Network Discovery Rule Failure in SCOM 2012 R2

Although most of my time is now spent on Azure, I love and work on SCOM the best monitoring platform that I’ve ever worked with. Some can say it’s noisy but that’s not true if you know how to tune your SCOM deployment. In a recent adventure I’ve come across another SCOM mystery which is I’m going to tell you how to solve today.

I’ve got a SCOM deployment where there are two management servers and one database server; all part of the same management group. The second management server was implemented solely for the purpose of network device monitoring. For those who know Microsoft does recommend to have a separate management server for that.

First things first, I’ve created a Network Discovery Rule targeting the second management server to be the one that actually does the discovery. If you do not know how to do that you can refer this TechNet article.

The Problem

Though the Network Discovery rules creation was successful I noticed that the rule status is always IDLE and discovers nothing even though I tried to manually run it couple of times. I did all I could possibly fathom restarting services/management servers, recreating the rules, hell even deleting the management pack itself (unsealed management pack  Microsoft.SystemCenter.NetworkDiscovery.Internal which stores the discovery rule) and re-importing. The weirdest thing is if I recreate a rule selecting the first management server I scan discover the network devices but not with the second server. I noticed below error in the second management server’s event log.

SCOM Network Discovery Failure 1Seems like the management server was having trouble with updating the network discovery script and yes obviously I’ve tried it after 3600 seconds like they say. 😉

The Solution

The regular Google search led me to two invaluable posts one from my fellow MVP colleague Daniele Grandini and the other one from TechNet which explained the exact same issue I’ve faced. As Daniele’s post explains it nicely there are couple of events that you can notice in case of a successful or unsuccessful discovery of network devices. But still after performing the steps on both articles I was still at ground zero with no results.

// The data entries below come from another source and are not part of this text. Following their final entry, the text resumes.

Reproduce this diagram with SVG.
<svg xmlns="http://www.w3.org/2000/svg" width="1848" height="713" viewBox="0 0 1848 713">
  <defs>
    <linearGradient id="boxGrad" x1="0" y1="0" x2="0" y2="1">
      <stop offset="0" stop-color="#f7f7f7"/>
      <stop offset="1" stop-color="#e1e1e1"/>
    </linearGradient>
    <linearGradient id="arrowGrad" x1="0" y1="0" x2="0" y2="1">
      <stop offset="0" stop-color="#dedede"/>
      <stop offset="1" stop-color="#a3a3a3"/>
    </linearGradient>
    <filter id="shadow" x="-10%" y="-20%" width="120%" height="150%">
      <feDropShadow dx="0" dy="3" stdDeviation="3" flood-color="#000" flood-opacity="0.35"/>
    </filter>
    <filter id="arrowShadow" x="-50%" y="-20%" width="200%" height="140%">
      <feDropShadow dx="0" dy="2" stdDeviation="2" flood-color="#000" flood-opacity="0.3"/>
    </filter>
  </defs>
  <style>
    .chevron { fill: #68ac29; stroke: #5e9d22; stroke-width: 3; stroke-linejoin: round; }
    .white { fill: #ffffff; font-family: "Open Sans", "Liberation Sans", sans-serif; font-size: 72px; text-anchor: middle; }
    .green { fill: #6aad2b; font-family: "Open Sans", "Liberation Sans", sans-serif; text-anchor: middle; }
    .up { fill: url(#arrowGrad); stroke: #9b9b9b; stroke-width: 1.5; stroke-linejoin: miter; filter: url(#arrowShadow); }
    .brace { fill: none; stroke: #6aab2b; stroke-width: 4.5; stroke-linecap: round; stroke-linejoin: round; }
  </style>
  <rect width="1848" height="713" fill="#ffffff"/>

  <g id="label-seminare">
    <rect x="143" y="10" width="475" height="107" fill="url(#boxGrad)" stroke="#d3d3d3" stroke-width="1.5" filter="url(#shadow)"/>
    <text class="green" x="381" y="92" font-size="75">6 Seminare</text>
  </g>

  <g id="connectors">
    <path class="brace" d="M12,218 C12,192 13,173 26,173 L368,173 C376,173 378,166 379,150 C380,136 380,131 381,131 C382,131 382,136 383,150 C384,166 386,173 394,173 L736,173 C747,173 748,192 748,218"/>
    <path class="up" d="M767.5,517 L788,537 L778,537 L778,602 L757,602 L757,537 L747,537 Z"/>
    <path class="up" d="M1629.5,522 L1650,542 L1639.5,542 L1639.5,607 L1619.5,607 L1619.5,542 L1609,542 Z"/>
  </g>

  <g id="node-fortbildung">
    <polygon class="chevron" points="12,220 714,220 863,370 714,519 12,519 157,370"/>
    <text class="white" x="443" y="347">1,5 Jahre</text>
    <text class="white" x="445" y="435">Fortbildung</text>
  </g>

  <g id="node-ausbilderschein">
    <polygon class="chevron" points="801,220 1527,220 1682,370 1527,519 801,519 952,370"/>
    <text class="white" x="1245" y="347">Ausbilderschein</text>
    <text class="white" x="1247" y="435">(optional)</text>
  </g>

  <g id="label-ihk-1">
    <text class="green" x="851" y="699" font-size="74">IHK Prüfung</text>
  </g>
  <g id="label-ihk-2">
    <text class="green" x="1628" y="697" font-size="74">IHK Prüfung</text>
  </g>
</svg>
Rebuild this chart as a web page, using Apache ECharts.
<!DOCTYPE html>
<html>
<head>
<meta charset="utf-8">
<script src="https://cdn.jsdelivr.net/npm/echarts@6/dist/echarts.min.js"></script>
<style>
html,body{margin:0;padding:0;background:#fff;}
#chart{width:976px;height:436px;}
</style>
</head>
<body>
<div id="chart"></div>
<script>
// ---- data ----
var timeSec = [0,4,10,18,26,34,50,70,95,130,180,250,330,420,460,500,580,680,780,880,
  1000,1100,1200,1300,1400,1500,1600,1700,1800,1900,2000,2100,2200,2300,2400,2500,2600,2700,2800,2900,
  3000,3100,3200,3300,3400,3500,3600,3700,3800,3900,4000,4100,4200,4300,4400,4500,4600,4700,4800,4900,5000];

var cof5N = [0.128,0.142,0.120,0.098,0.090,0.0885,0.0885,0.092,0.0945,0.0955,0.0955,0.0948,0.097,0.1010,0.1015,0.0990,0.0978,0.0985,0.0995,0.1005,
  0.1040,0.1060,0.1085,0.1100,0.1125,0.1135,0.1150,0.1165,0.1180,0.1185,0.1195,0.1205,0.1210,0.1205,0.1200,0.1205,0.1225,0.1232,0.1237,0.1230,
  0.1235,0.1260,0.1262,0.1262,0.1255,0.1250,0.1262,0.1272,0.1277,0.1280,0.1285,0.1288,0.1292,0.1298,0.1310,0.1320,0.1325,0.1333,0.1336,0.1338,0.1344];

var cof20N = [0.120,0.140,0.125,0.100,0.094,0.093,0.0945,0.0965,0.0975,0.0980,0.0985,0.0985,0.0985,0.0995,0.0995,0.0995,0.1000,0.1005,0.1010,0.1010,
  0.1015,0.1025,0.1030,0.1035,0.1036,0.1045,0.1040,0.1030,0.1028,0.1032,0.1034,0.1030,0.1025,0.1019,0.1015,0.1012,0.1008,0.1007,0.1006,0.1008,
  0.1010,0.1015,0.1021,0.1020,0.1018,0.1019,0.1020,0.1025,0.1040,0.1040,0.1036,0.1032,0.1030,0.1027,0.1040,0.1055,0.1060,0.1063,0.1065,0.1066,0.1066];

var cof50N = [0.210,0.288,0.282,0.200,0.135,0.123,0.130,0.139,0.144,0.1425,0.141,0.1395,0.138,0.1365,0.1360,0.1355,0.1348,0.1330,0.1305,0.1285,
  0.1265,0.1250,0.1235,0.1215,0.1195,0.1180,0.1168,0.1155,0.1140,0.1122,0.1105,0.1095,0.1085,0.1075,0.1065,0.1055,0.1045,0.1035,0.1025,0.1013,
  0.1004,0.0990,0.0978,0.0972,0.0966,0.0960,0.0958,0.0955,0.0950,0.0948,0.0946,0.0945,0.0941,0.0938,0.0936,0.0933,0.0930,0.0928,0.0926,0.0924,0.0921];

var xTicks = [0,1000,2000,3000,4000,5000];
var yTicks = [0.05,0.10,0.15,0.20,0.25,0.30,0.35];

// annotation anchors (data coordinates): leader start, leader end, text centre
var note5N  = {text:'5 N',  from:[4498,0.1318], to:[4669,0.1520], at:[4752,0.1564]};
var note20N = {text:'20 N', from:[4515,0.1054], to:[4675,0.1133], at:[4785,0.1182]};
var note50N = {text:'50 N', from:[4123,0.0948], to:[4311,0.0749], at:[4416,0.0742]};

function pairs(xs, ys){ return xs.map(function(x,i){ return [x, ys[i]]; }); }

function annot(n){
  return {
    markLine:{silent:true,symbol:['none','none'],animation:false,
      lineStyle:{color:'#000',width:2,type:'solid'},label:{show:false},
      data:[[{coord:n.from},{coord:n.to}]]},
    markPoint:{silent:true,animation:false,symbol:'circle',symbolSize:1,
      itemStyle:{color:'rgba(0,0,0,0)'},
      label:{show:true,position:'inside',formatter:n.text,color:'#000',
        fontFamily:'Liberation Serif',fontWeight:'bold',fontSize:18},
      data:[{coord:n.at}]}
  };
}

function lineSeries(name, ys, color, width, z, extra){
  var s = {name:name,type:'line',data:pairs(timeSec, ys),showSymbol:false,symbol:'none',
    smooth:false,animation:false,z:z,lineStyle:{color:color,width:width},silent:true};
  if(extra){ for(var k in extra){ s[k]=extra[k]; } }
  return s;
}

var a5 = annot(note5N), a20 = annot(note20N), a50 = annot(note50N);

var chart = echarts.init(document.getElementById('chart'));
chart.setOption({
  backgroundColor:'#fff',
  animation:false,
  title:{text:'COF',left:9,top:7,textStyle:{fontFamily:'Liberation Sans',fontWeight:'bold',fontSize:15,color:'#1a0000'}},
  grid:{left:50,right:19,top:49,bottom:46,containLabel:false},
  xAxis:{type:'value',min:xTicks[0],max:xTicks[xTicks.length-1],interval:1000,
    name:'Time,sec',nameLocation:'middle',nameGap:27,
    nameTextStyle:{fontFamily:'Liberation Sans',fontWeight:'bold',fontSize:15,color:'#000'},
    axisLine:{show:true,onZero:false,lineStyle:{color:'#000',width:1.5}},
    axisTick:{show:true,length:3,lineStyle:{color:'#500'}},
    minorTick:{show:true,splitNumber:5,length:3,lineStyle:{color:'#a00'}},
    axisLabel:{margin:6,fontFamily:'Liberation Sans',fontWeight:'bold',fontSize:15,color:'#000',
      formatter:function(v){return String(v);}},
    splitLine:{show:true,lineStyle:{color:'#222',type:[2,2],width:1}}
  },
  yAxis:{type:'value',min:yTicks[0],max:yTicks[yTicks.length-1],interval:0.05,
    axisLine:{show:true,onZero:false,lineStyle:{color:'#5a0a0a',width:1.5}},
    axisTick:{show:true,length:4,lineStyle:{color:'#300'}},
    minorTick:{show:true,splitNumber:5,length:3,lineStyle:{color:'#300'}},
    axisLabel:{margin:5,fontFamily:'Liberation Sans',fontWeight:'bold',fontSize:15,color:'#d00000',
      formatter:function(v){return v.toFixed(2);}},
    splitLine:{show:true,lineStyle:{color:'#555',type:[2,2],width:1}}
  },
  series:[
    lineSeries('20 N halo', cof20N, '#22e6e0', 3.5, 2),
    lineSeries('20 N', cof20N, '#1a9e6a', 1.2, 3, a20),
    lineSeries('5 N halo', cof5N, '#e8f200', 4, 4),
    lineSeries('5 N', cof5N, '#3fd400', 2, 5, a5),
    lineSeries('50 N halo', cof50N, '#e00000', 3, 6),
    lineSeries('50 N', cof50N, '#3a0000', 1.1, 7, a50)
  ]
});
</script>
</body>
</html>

For those who are familiar with my friend & MVP colleague Tao Yang, one of the SCOM Gurus we have in this part of the world know how he does his magic with management packs. Tao has come across the same issue in the past when he was helping out a friend, and he suggested a nice little trick that I’ve missed.

The Trick

Tao suggested to flush the health service state and cache of the ill management server. Now this is one last hope of beacon for us SCOM admins which will perform below tasks.

  1. Stops the System Center Management service.
  2. Deletes the health service store files.
  3. Resets the state of the agent, including all rules, monitors, outgoing data, and cached management packs.
  4. Starts the System Center Management service.

This task leaves no reference to itself as it deletes the cached data in the health service store files, including the record of this task itself.

All you have to do is follow 1>2>3>4 as per below screenshot.

SCOM Network Discovery Failure 2

Now that I’ve done so, I’ve created a brand new network discovery rule for the second management server and let it run for the first time and wait. It did really worked and all I could see was the devices that are discovered with much joy.

SCOM Network Discovery Failure 4

Now looking back at the event log I could see the traces of a successful network discovery.

SCOM Network Discovery Failure 3 revised

Now let’s hear a big round of applause for Master Tao Yang the hero that saved my day.